Adventures to have, sights to behold
The oldest and the most famous sight to see in Dubai is the Lahbab Desert via a thrilling desert safari. Since we had already covered this on our first visit, we gave the desert a miss this time. For those travelling for the first time, this is one sight no one should miss out on. From a monstrous ride of the four-wheelers rolling on the red dunes to a camel ride, snowboarding and quad-bike ride, you will never be devoid of an adventurous time here.
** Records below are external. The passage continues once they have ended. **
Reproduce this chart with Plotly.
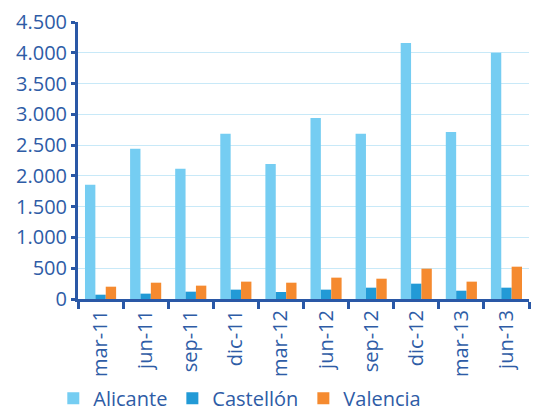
import plotly.graph_objects as go

categories = ["mar-11", "jun-11", "sep-11", "dic-11", "mar-12", "jun-12", "sep-12", "dic-12", "mar-13", "jun-13"]
alicante = [1855, 2440, 2115, 2685, 2195, 2940, 2685, 4160, 2715, 4000]
castellon = [70, 87, 119, 152, 114, 152, 184, 249, 135, 184]
valencia = [200, 265, 217, 282, 265, 347, 330, 493, 282, 525]

series = [("Alicante", alicante, "#75CDF2"), ("Castellón", castellon, "#229AD6"), ("Valencia", valencia, "#F58A2F")]

axis_color = "#2A58A6"
text_color = "#2E5CA6"
font_family = "Open Sans"

fig = go.Figure()
for name, vals, col in series:
    fig.add_trace(go.Bar(x=categories, y=vals, name=name, marker=dict(color=col, line=dict(width=0))))

fig.update_layout(
    width=533, height=414,
    margin=dict(l=78, r=4, t=22, b=115),
    paper_bgcolor="white", plot_bgcolor="white",
    barmode="group", bargap=0.31, bargroupgap=0,
    separators=",.",
    font=dict(family=font_family, color=text_color, size=20, weight=500),
    showlegend=True,
    legend=dict(orientation="h", xref="container", yref="container",
                x=0.1, xanchor="left", y=0.038, yanchor="middle",
                font=dict(size=20, color=text_color, family=font_family, weight=500),
                itemwidth=30, tracegroupgap=0, bgcolor="rgba(0,0,0,0)"),
)
fig.update_xaxes(
    automargin=False,
    showline=True, linecolor=axis_color, linewidth=3,
    ticks="outside", tickson="boundaries", ticklen=7, tickwidth=3, tickcolor=axis_color,
    tickangle=-90, tickfont=dict(size=20, color=text_color, family=font_family, weight=500),
    showgrid=False,
)
fig.update_yaxes(
    automargin=False,
    range=[0, 4500], dtick=500, tickformat=",d",
    showline=True, linecolor=axis_color, linewidth=3,
    ticks="outside", ticklen=4, tickwidth=3, tickcolor=axis_color,
    showgrid=True, gridcolor="#C8E9F8", gridwidth=1,
    zeroline=False,
    tickfont=dict(size=20, color=text_color, family=font_family, weight=500),
)

fig.write_html("out.html")
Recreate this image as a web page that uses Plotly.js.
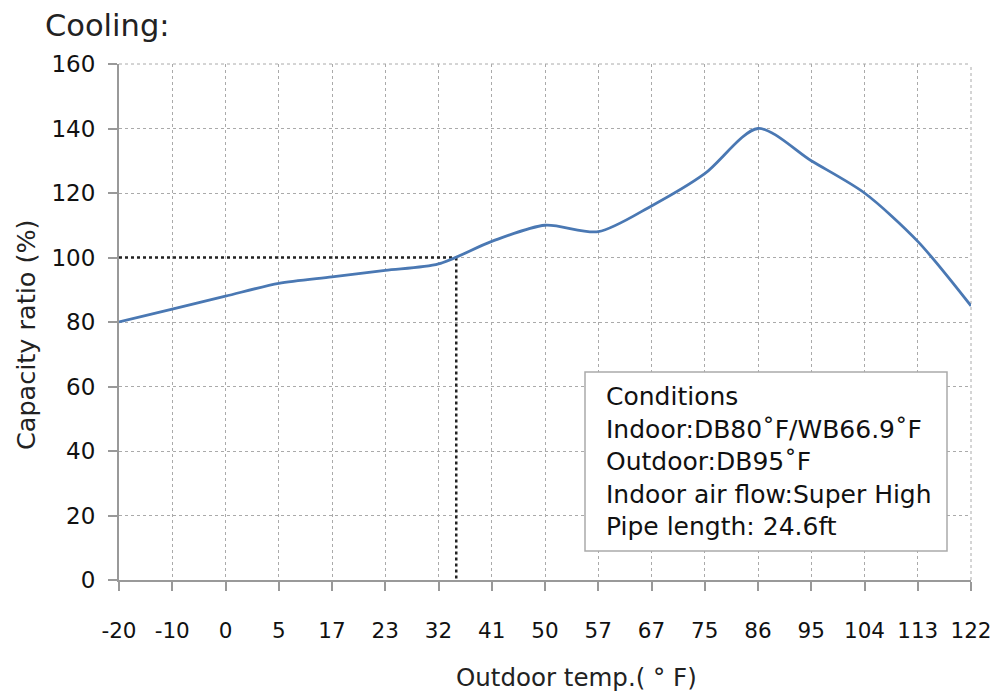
<!DOCTYPE html>
<html>
<head>
<meta charset="utf-8">
<script src="https://cdn.plot.ly/plotly-3.0.1.min.js"></script>
<style>html,body{margin:0;padding:0;background:#fff;}#chart{width:995px;height:696px;}</style>
</head>
<body>
<div id="chart"></div>
<script>
// Outdoor temperature categories (°F), evenly spaced on the chart
const tempLabels = ["-20","-10","0","5","17","23","32","41","50","57","67","75","86","95","104","113","122"];
const tempValues = [-20,-10,0,5,17,23,32,41,50,57,67,75,86,95,104,113,122];
// Capacity ratio (%) at each category
const capacityRatio = [80,84,88,92,94,96,98,105,110,108,116,126,140,130,120,105,85];
// Reference point marked by dotted lines
const refTemp = 35;
const refRatio = 100;

const idx = tempLabels.map((_, i) => i);
// position of the reference temperature on the evenly spaced category scale
function catPos(t) {
  for (let i = 0; i < tempValues.length - 1; i++) {
    if (t >= tempValues[i] && t <= tempValues[i + 1]) {
      return i + (t - tempValues[i]) / (tempValues[i + 1] - tempValues[i]);
    }
  }
  return 0;
}
const refPos = catPos(refTemp);

const FONT = "DejaVu Sans, Liberation Sans, sans-serif";

const traces = [
  {
    x: [0, refPos], y: [refRatio, refRatio], mode: "lines",
    line: {color: "#222", width: 2.5, dash: "dot"}, hoverinfo: "skip", showlegend: false
  },
  {
    x: [refPos, refPos], y: [refRatio, 0], mode: "lines",
    line: {color: "#222", width: 2.5, dash: "dot"}, hoverinfo: "skip", showlegend: false
  },
  {
    x: idx, y: capacityRatio, mode: "lines",
    line: {color: "#4a78b3", width: 2.8, shape: "spline", smoothing: 0.8},
    showlegend: false
  }
];

const annLeft = 585, annTop = 372, annRight = 947, annBottom = 551;
const plotL = 119, plotR = 971, plotT = 64, plotB = 580;
const px = v => (v - plotL) / (plotR - plotL);
const py = v => (plotB - v) / (plotB - plotT);

const layout = {
  width: 995, height: 696,
  margin: {l: plotL, r: 995 - plotR, t: plotT, b: 696 - plotB},
  paper_bgcolor: "#fff", plot_bgcolor: "#fff",
  font: {family: FONT, color: "#111", size: 22},
  title: {text: "Cooling:", x: 45 / 995, xanchor: "left", y: 1 - 25 / 696, yanchor: "middle",
          font: {family: FONT, size: 30.5, color: "#222"}},
  xaxis: {
    range: [0, 16], tickmode: "array", tickvals: idx, ticktext: tempLabels,
    showgrid: true, gridcolor: "#aaa", griddash: "dot", gridwidth: 1,
    showline: true, linecolor: "#999", linewidth: 2,
    ticks: "outside", ticklen: 9, tickwidth: 2, tickcolor: "#999",
    ticklabelstandoff: 21,
    tickfont: {family: FONT, size: 21.5, color: "#111"},
    zeroline: false
  },
  yaxis: {
    range: [0, 160], dtick: 20,
    showgrid: true, gridcolor: "#aaa", griddash: "dot", gridwidth: 1,
    showline: true, linecolor: "#999", linewidth: 2,
    ticks: "outside", ticklen: 9, tickwidth: 2, tickcolor: "#999",
    ticklabelstandoff: 8,
    tickfont: {family: FONT, size: 23, color: "#111"},
    zeroline: false
  },
  shapes: [
    {type: "line", xref: "paper", yref: "paper", x0: 1, x1: 1, y0: 0, y1: 1,
     line: {color: "#aaa", width: 1, dash: "dot"}, layer: "below"},
    {type: "line", xref: "paper", yref: "paper", x0: 0, x1: 1, y0: 1, y1: 1,
     line: {color: "#aaa", width: 1, dash: "dot"}, layer: "below"},
    {type: "rect", xref: "paper", yref: "paper",
     x0: px(annLeft), x1: px(annRight), y0: py(annBottom), y1: py(annTop),
     fillcolor: "#fff", line: {color: "#aaa", width: 1.5}, layer: "above"}
  ],
  annotations: [
    {xref: "paper", yref: "paper", x: px(604), y: py(380), xanchor: "left", yanchor: "top",
     align: "left", showarrow: false,
     text: "Conditions<br>Indoor:DB80˚F/WB66.9˚F<br>Outdoor:DB95˚F<br>Indoor air flow:Super High<br>Pipe length: 24.6ft",
     font: {family: FONT, size: 25, color: "#111"}},
    {xref: "paper", yref: "paper", x: px(576), y: py(677), xanchor: "center", yanchor: "middle",
     showarrow: false, text: "Outdoor temp.( ° F)",
     font: {family: FONT, size: 24.5, color: "#222"}},
    {xref: "paper", yref: "paper", x: px(26), y: py(335), xanchor: "center", yanchor: "middle",
     showarrow: false, textangle: -90, text: "Capacity ratio (%)",
     font: {family: FONT, size: 25.5, color: "#222"}}
  ]
};

Plotly.newPlot("chart", traces, layout, {displayModeBar: false, staticPlot: true});
</script>
</body>
</html>
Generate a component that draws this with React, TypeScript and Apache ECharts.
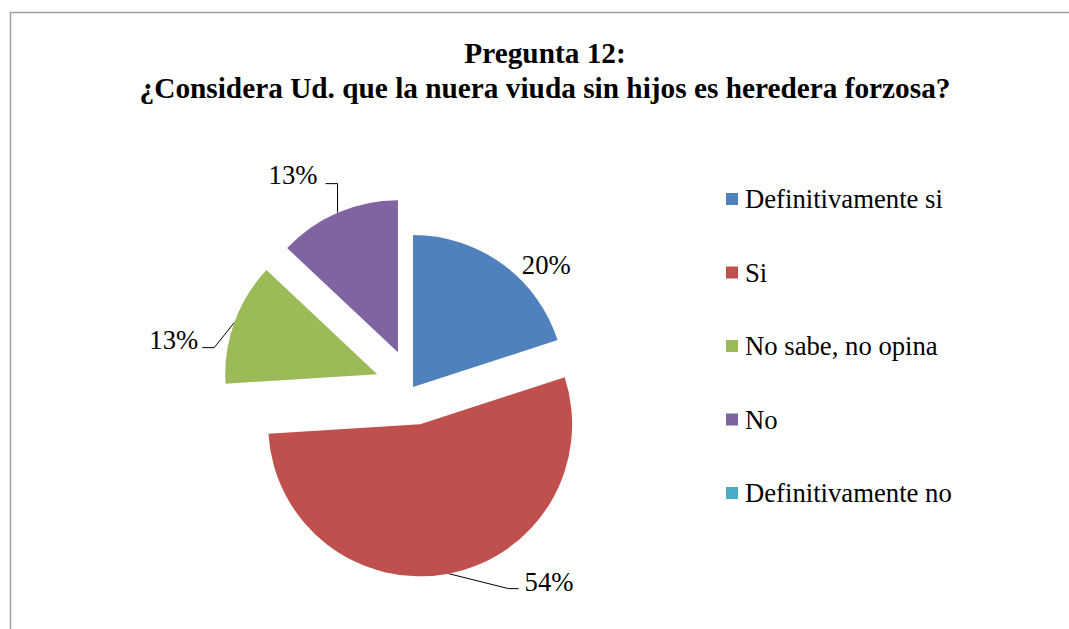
import React, { useEffect, useRef } from "react";
import * as echarts from "echarts";

const categories = [
  "Definitivamente si",
  "Si",
  "No sabe, no opina",
  "No",
  "Definitivamente no",
];
const percentages = [20, 54, 13, 13, 0];
const exploded = [false, true, true, true, false];
const colors = ["#4F81BD", "#C0504D", "#9BBB59", "#8064A2", "#4BACC6"];
const titleLines = ["Pregunta 12:", "¿Considera Ud. que la nuera viuda sin hijos es heredera forzosa?"];

// leader-line styling: elbow offset from slice edge, horizontal run, gap to text, text vertical shift
const leaders: any[] = [
  null,
  { ex: 60, ey: 15, run: 10, gap: 6, ty: -7 },
  { ex: -20, ey: 25, run: -12, gap: 4, ty: -8 },
  { ex: 0, ey: -29, run: -12, gap: 8, ty: -9 },
  null,
];

const FONT = "'Liberation Serif', 'Times New Roman', serif";

export default function App() {
  const ref = useRef<HTMLDivElement>(null);
  useEffect(() => {
    if (!ref.current) return;
    const chart = echarts.init(ref.current, null, { renderer: "svg" });
    const data = categories.map((name, i) => ({
      name,
      value: percentages[i],
      selected: exploded[i],
      itemStyle: { color: colors[i] },
      label: { show: percentages[i] > 0 },
      labelLine: { show: !!leaders[i], length: 6, length2: 14 },
    }));
    chart.setOption({
      animation: false,
      backgroundColor: "#ffffff",
      title: {
        text: titleLines.join("\n"),
        left: 540,
        textAlign: "center",
        top: 30,
        textStyle: {
          fontFamily: FONT,
          fontSize: 29.3,
          fontWeight: "bold",
          color: "#000",
          lineHeight: 35,
        },
      },
      graphic: [
        {
          type: "rect",
          shape: { x: 10.5, y: 12.5, width: 1200, height: 800 },
          style: { fill: "none", stroke: "#a0a0a0", lineWidth: 1.5 },
          silent: true,
        },
      ],
      legend: {
        orient: "vertical",
        left: 721,
        top: 180,
        itemWidth: 12,
        itemHeight: 12,
        itemGap: 45.5,
        icon: "rect",
        selectedMode: false,
        data: categories,
        textStyle: {
          fontFamily: FONT,
          fontSize: 26.7,
          color: "#000",
          lineHeight: 28,
          padding: [0, 0, 0, 2],
        },
      },
      series: [
        {
          type: "pie",
          center: [413, 387],
          radius: 152,
          startAngle: 90,
          clockwise: true,
          selectedMode: "multiple",
          selectedOffset: 38,
          avoidLabelOverlap: false,
          emphasis: { disabled: true },
          label: {
            show: true,
            position: "outside",
            formatter: "{c}%",
            fontFamily: FONT,
            fontSize: 26.7,
            color: "#000",
          },
          labelLine: { lineStyle: { color: "#000", width: 1 } },
          labelLayout: (p: any) => {
            const L = leaders[p.dataIndex];
            const pts = p.labelLinePoints;
            if (!L || !pts) return { dx: -3, dy: 6 };
            const r = p.labelRect;
            const p0 = pts[0];
            const p1 = [p0[0] + L.ex, p0[1] + L.ey];
            const p2 = [p1[0] + L.run, p1[1]];
            const curCy = r.y + r.height / 2;
            const dx =
              L.run < 0
                ? p2[0] - L.gap - (r.x + r.width)
                : p2[0] + L.gap - r.x;
            const dy = p2[1] + L.ty - curCy;
            return { dx, dy, labelLinePoints: [p0, p1, p2] };
          },
          data,
        },
      ],
    });
    return () => chart.dispose();
  }, []);
  return (
    <div
      ref={ref}
      style={{ position: "fixed", left: 0, top: 0, width: 1069, height: 629 }}
    />
  );
}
Second, to almost none, is the magnificent sight to behold ‘At The Top‘ of Burj Khalifa. The sun setting over a panoramic view of the emirate enveloped in golden hues is the most photographed memory in Dubai. Towering at a height of 2,722 feet, Burj Khalifa has its entry permitted to tourists and the general public via tickets only on two floors — 124th and 125th — where the observation deck is. Reaching the floors is an experience in itself with the world’s fastest elevator delivering you to the peak within a matter of seconds.
Furthermore, Dubai’s Museum of the Future is on everyone’s radar to visit now, owing to the juxtaposition of a museum telling the story of what the future holds and how the world will look 50 years from now. With varied imaginative concepts and plans of what the city might look like in 2071, the museum is a good visit, but on the must-pre-book tickets list, as they get booked to capacity swiftly during peak tourism season.
For Oceanids like me, there are a range of activities to partake in. You could visit pristine beaches in Dubai such as The Open Beach at the Jumeirah Beach Residence, La Mer, Smoky Beach, Palm Jumeirah, Kite beach etc., all of which are exquisite for swimming, varied watersports, and simply revelling in beachy fun. You could go cruising on a day or night yacht from the Dubai Marina — an activity which is immensely popular not just for tourists but also for locals celebrating/partying now and then.
On the adventure side of things are trips to the Dubai Aquarium and Underwater Zoo, fun waterparks such as the Atlantis Aquaventure Waterpark. Whether it’s swimming with the sharks in a cage underwater in the former, or sliding through shark-filled lagoon rides in the latter, you would not return home bored. Again, be sure to book your tickets in advance here and survey online for the latest developments for tourists, as some of the slides and activities in waterparks remain closed due to COVID-19 restrictions.
And the list doesn’t just end here —
- Tandem Skydiving Dubai beckons all adrenaline junkies to experience a free fall like never before.
- Anthophiles must find their way to the world’s largest garden, Dubai Miracle Garden and witness the largest Emirates aircraft, curated
entirely with flowers.
- Children are drawn to mega-adventure parks like Legoland Dubai and so much more that makes Dubai, like I said, a paradoxical paradise for all.
Juggling to see it all in one go, is setting yourself up for assured failure. I too (with much dismay) could not make the most of my six days here and had to miss out on so many sights and activities. But that’s what second servings are for, right? Dubai has mastered the art of seduction and is deft in leaving its tourists wanting more. So, book your tickets, pack your bags, and get going Habibi!